4 Aspects of Designing for Trust

July 25, 2019

A few years now since the dawning of “fake news” and the Cambridge Analytica (CA) scandal, it’s a good time to assess and understand the impact of events on customer behavior in digital services and digital experiences. Designing for trust is more essential than ever for brands.
One of the big risk areas for organizations comes not from big scandals but from small and constant struggles with ongoing failures. For instance, our frustration with self-checkout counters at supermarkets. A great idea—when it works. The ability of technology to make a better future has been under question for more than a decade, and public confidence has been undermined by these ongoing daily problems. Organizations should be confronting the challenges surrounding customer data and privacy, but we also have to start addressing the gap between what customers expect and what experience we are actually delivering.
For this, we must design our products and services, our communications and conversations, to encourage a relationship that can be trusted. If we don’t, we’ll be left in the wilderness. 
To focus on what we can control—our integrity—in the area of trust, some organizations will create a C-level role for safeguarding their ethical behavior and decisions. For others, a more manageable alternative as we see it is a ‘distributed’ role where certain candidates within the organization have responsibility, individually and collectively, to ensure integrity within the organization, whatever the size.
To assist in the creation and management, we’ve created an “Integrity Framework.” This provides a basis for creating certainty as an outcome of four distinct areas of activity:

  1. Creation of integrity that is the outcome of a people-centred approach.
  2. A governance structure that delivers accountability.
  3. A clear means by which we can measure the progress and development of integrity.
  4. The provision of evidence that the organization has a level of competency in what it can do and say to customers to prove its integrity.

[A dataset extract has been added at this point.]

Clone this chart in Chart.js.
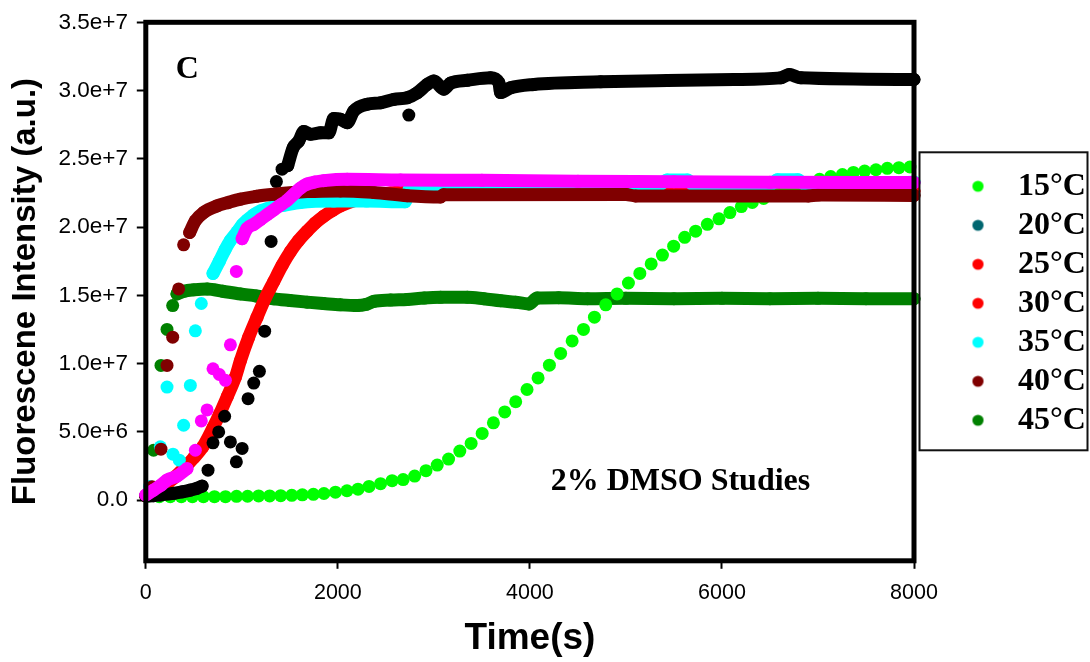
<!DOCTYPE html>
<html>
<head>
<meta charset="utf-8">
<script src="https://cdn.jsdelivr.net/npm/chart.js@4.4.1/dist/chart.umd.min.js"></script>
<style>
html,body{margin:0;padding:0;background:#fff;}
#wrap{width:1090px;height:662px;position:relative;}
</style>
</head>
<body>
<div id="wrap"><canvas id="c" width="1090" height="662"></canvas></div>
<script>
// ---------- labels & ticks ----------
const legendLabels = ['15°C','20°C','25°C','30°C','35°C','40°C','45°C'];
const legendColors = ['#00ff00','#006670','#ff0000','#ff0000','#00ffff','#800000','#008000'];
const xTickValues = [0,2000,4000,6000,8000];
const xTickLabels = ['0','2000','4000','6000','8000'];
// y values are in units of 1e6 a.u.
const yTickValues = [0,5,10,15,20,25,30,35];
const yTickLabels = ['0.0','5.0e+6','1.0e+7','1.5e+7','2.0e+7','2.5e+7','3.0e+7','3.5e+7'];

// ---------- data: [time (s), intensity (1e6 a.u.)] ----------
const lime15Dots = [[30,0.3],[140,0.25],[255,0.25],[370,0.25],[485,0.25],[600,0.25],[715,0.25],[830,0.25],[945,0.27],[1060,0.28],[1175,0.3],[1290,0.3],[1405,0.32],[1520,0.35],[1630,0.38],[1745,0.42],[1855,0.48],[1975,0.58],[2095,0.68],[2210,0.8],[2325,1.0],[2445,1.2],[2565,1.42],[2680,1.5],[2800,1.76],[2918,2.15],[3035,2.56],[3153,3.0],[3270,3.59],[3388,4.15],[3503,4.88],[3620,5.66],[3738,6.46],[3852,7.2],[3970,8.1],[4085,8.95],[4203,9.88],[4320,10.74],[4440,11.66],[4558,12.5],[4672,13.4],[4790,14.3],[4908,15.1],[5026,15.9],[5145,16.6],[5263,17.3],[5380,17.95],[5497,18.6],[5612,19.25],[5726,19.7],[5848,20.2],[5969,20.6],[6083,21.06],[6202,21.5],[6316,21.8],[6434,22.1],[6550,22.45],[6666,22.75],[6783,23.0],[6900,23.25],[7016,23.5],[7133,23.7],[7254,23.85],[7369,24.0],[7486,24.1],[7604,24.2],[7722,24.3],[7843,24.35],[7958,24.4]];

const red25Band = [[0,0.3],[100,0.7],[200,1.1],[290,1.6],[394,2.3],[500,3.1],[594,3.9],[700,5.3],[769,6.3],[850,7.6],[933,9.0],[985,10.2],[1070,11.9],[1159,13.4],[1245,14.8],[1332,16.0],[1420,17.2],[1506,18.2],[1590,19.0],[1680,19.7],[1765,20.3],[1853,20.8],[1940,21.2],[2027,21.55],[2201,22.0],[2374,22.3],[2548,22.5],[2722,22.6],[3500,22.65],[5000,22.65],[6500,22.65],[8000,22.65]];

const cyan35Dots = [[40,1.0],[151,3.9],[221,8.28],[283,3.36],[349,2.92],[394,5.48],[464,8.4],[516,12.4],[578,14.4]];
const cyan35Band = [[700,16.6],[766,17.5],[826,18.35],[880,19.0],[951,19.65],[1003,20.15],[1055,20.5],[1124,20.9],[1200,21.2],[1263,21.35],[1332,21.5],[1436,21.6],[1610,21.8],[1957,21.9],[2300,21.9],[2700,21.85],[2760,23.0],[3500,23.05],[4500,23.05],[5350,23.1],[5430,23.45],[5640,23.45],[5710,23.05],[5920,23.05],[6500,23.1],[6580,23.47],[6790,23.47],[6870,23.1],[7600,23.05],[7800,23.2],[8000,23.3]];

const maroon40Dots = [[65,0.97],[158,3.73],[221,9.86],[280,11.93],[342,15.47],[394,18.7]];
const maroon40Band = [[457,19.6],[516,20.46],[603,21.07],[742,21.55],[860,21.8],[985,22.04],[1150,22.25],[1332,22.4],[1680,22.6],[2027,22.65],[2374,22.53],[2722,22.3],[3069,22.2],[3100,22.36],[5000,22.38],[5100,22.28],[6900,22.28],[7000,22.34],[8000,22.32]];

const green45Dots = [[20,0.4],[81,3.65],[158,9.86],[221,12.5],[280,14.25]];
const green45Band = [[325,15.1],[400,15.3],[500,15.4],[640,15.47],[800,15.3],[985,15.1],[1150,14.95],[1332,14.74],[1500,14.62],[1680,14.5],[1850,14.4],[2027,14.3],[2201,14.25],[2300,14.35],[2374,14.55],[2550,14.65],[2722,14.7],[2900,14.8],[3070,14.85],[3348,14.86],[3520,14.75],[3695,14.6],[3850,14.5],[3990,14.37],[4077,14.8],[4300,14.82],[4600,14.75],[5000,14.78],[5500,14.75],[6000,14.78],[6500,14.75],[7000,14.78],[7500,14.75],[8000,14.75]];

// unlabelled series shown in the plot
const blackBandEarly = [[0,0.3],[80,0.32],[151,0.37],[290,0.49],[380,0.6],[464,0.73],[530,0.85],[586,1.02]];
const blackDots = [[648,2.19],[700,4.19],[759,4.99],[821,6.14],[881,4.26],[943,2.8],[1003,3.78],[1065,7.43],[1124,8.57],[1183,9.43],[1238,12.37],[1305,18.95],[1360,23.33],[1419,24.24],[2739,28.2]];
const blackBandLate = [[1478,24.5],[1534,25.8],[1593,26.3],[1645,27.0],[1715,26.8],[1819,26.9],[1906,26.9],[1957,27.95],[2027,27.9],[2097,27.65],[2166,28.5],[2306,29.0],[2444,29.1],[2583,29.35],[2722,29.47],[2826,29.83],[2931,30.45],[3000,30.7],[3104,30.1],[3174,30.55],[3348,30.75],[3590,30.93],[3677,30.57],[3695,29.85],[3799,30.2],[4042,30.45],[4737,30.64],[5432,30.74],[6127,30.81],[6613,30.93],[6700,31.18],[6822,30.93],[8000,30.81]];

const magentaBandEarly = [[0,0.37],[81,0.73],[160,1.1],[221,1.46],[325,1.75],[429,2.3]];
const magentaDots = [[516,3.65],[578,5.8],[638,6.6],[700,9.62],[766,9.2],[829,8.77],[881,11.37],[943,16.75]];
const magentaBandLate = [[1003,19.15],[1055,19.9],[1124,20.2],[1193,20.55],[1262,20.9],[1332,21.25],[1400,21.6],[1471,21.95],[1540,22.4],[1610,22.85],[1680,23.15],[1760,23.3],[1853,23.4],[2097,23.5],[2653,23.45],[3500,23.42],[4500,23.35],[5500,23.32],[6500,23.28],[7500,23.26],[8000,23.26]];

// ---------- build datasets ----------
const R = 6.5;
function toXY(arr){ return arr.map(p => ({x:p[0], y:p[1]})); }
function bandDs(label, arr, color, order){
  return {label, data: toXY(arr), showLine:true, borderColor:color, backgroundColor:color,
    borderWidth:R*2, borderCapStyle:'round', borderJoinStyle:'round', cubicInterpolationMode:'monotone',
    pointRadius:R, pointHoverRadius:R, pointBackgroundColor:color, pointBorderWidth:0, order, clip:false};
}
function dotDs(label, arr, color, order){
  return {label, data: toXY(arr), showLine:false, backgroundColor:color, borderColor:color,
    pointRadius:R, pointHoverRadius:R, pointBackgroundColor:color, pointBorderWidth:0, order, clip:false};
}
const datasets = [
  dotDs('15°C', lime15Dots, '#00ff00', 4),
  bandDs('25°C', red25Band, '#ff0000', 5),
  dotDs('35°C', cyan35Dots, '#00ffff', 3),
  bandDs('35°C', cyan35Band, '#00ffff', 3),
  dotDs('40°C', maroon40Dots, '#800000', 1),
  bandDs('40°C', maroon40Band, '#800000', 1),
  dotDs('45°C', green45Dots, '#008000', 6),
  bandDs('45°C', green45Band, '#008000', 6),
  bandDs('black series', blackBandEarly, '#000000', 2),
  dotDs('black series', blackDots, '#000000', 2),
  bandDs('black series', blackBandLate, '#000000', 2),
  bandDs('magenta series', magentaBandEarly, '#ff00ff', 0),
  dotDs('magenta series', magentaDots, '#ff00ff', 0),
  bandDs('magenta series', magentaBandLate, '#ff00ff', 0)
];

// legend symbol images (circle shifted inside a wider image)
function legendDot(color){
  const c = document.createElement('canvas'); c.width = 60; c.height = 14;
  const g = c.getContext('2d'); g.fillStyle = color; g.beginPath();
  g.arc(30 + 16.5, 7, 5.6, 0, Math.PI*2); g.fill(); return c;
}

const framePlugin = {
  id:'frame',
  afterDatasetsDraw(chart){
    const {ctx, chartArea:a} = chart;
    ctx.save(); ctx.strokeStyle = '#000'; ctx.lineWidth = 5;
    ctx.strokeRect(a.left, a.top, a.right - a.left, a.bottom - a.top);
    // annotations
    const xs = chart.scales.x, ys = chart.scales.y;
    ctx.fillStyle = '#000'; ctx.textAlign = 'left'; ctx.textBaseline = 'alphabetic';
    ctx.font = 'bold 32px "Liberation Serif"';
    ctx.fillText('C', xs.getPixelForValue(311), ys.getPixelForValue(30.93));
    ctx.fillText('2% DMSO Studies', xs.getPixelForValue(4216), ys.getPixelForValue(0.73));
    ctx.restore();
  },
  afterDraw(chart){
    const leg = chart.legend; const hb = leg.legendHitBoxes;
    if (!hb || !hb.length) return;
    const ctx = chart.ctx; ctx.save();
    const L = leg.left + 5.5, Rr = leg.right - 2.5;
    const T = hb[0].top - 18, B = hb[hb.length-1].top + hb[hb.length-1].height + 14;
    ctx.strokeStyle = '#111'; ctx.lineWidth = 2;
    ctx.strokeRect(L, T, Rr - L, B - T);
    ctx.restore();
  }
};

Chart.defaults.font.family = '"Liberation Sans", Arial, sans-serif';
new Chart(document.getElementById('c'), {
  type:'scatter',
  data:{datasets},
  options:{
    responsive:false, animation:false,
    layout:{padding:{top:21.7, right:0, bottom:0, left:0}},
    scales:{
      x:{type:'linear', min:0, max:8000,
        afterBuildTicks: s => { s.ticks = xTickValues.map(v => ({value:v})); },
        afterFit: s => { s.height = 101.2; },
        grid:{display:true, drawOnChartArea:false, drawTicks:true, tickLength:8, tickWidth:2, color:'#000', tickColor:'#000'},
        border:{display:false},
        ticks:{color:'#000', font:{size:21.5}, padding:11, maxRotation:0, autoSkip:false, callback:(v,i) => xTickLabels[i]},
        title:{display:true, text:'Time(s)', color:'#000', font:{size:37, weight:'bold'}, padding:{top:0, bottom:0.6}}
      },
      y:{type:'linear', min:-4.45, max:35,
        afterBuildTicks: s => { s.ticks = yTickValues.map(v => ({value:v})); },
        afterFit: s => { s.width = 145.8; },
        grid:{display:true, drawOnChartArea:false, drawTicks:true, tickLength:9, tickWidth:2, color:'#000', tickColor:'#000'},
        border:{display:false},
        ticks:{color:'#000', font:{size:22.5}, padding:8.8, autoSkip:false, callback:(v,i) => yTickLabels[i]},
        title:{display:true, text:'Fluorescene Intensity (a.u.)', color:'#000', font:{size:33, weight:'bold'}, padding:{top:6.3, bottom:0}}
      }
    },
    plugins:{
      tooltip:{enabled:false},
      legend:{
        position:'right', fullSize:false, align:'center', maxWidth:176,
        title:{display:true, text:'', font:{size:10}, padding:{top:11.5, bottom:0}},
        labels:{
          usePointStyle:true, pointStyleWidth:81, padding:7, color:'#000',
          font:{family:'"Liberation Serif", "Times New Roman", serif', size:32, weight:'bold'},
          generateLabels: () => legendLabels.map((t,i) => ({
            text:t, fillStyle:legendColors[i], strokeStyle:legendColors[i], lineWidth:0,
            pointStyle:legendDot(legendColors[i]), hidden:false, fontColor:'#000', datasetIndex:0
          }))
        }
      }
    }
  },
  plugins:[framePlugin]
});
</script>
</body>
</html>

For instance, we need to be thinking this way when designing a brand’s voice for trust. Conversational design ought to be something we approach with integrity as a core objective. Here’s more of our thoughts on this topic.

In reality, whatever the technology you’re working with, framing integrity into the design is crucial to its success. The reward for organizations who can provide levels of certainty is the opportunity to gain advantage over other organizations who are not so able to demonstrate integrity—with the potential benefits of increased loyalty, engagement, and resulting spending.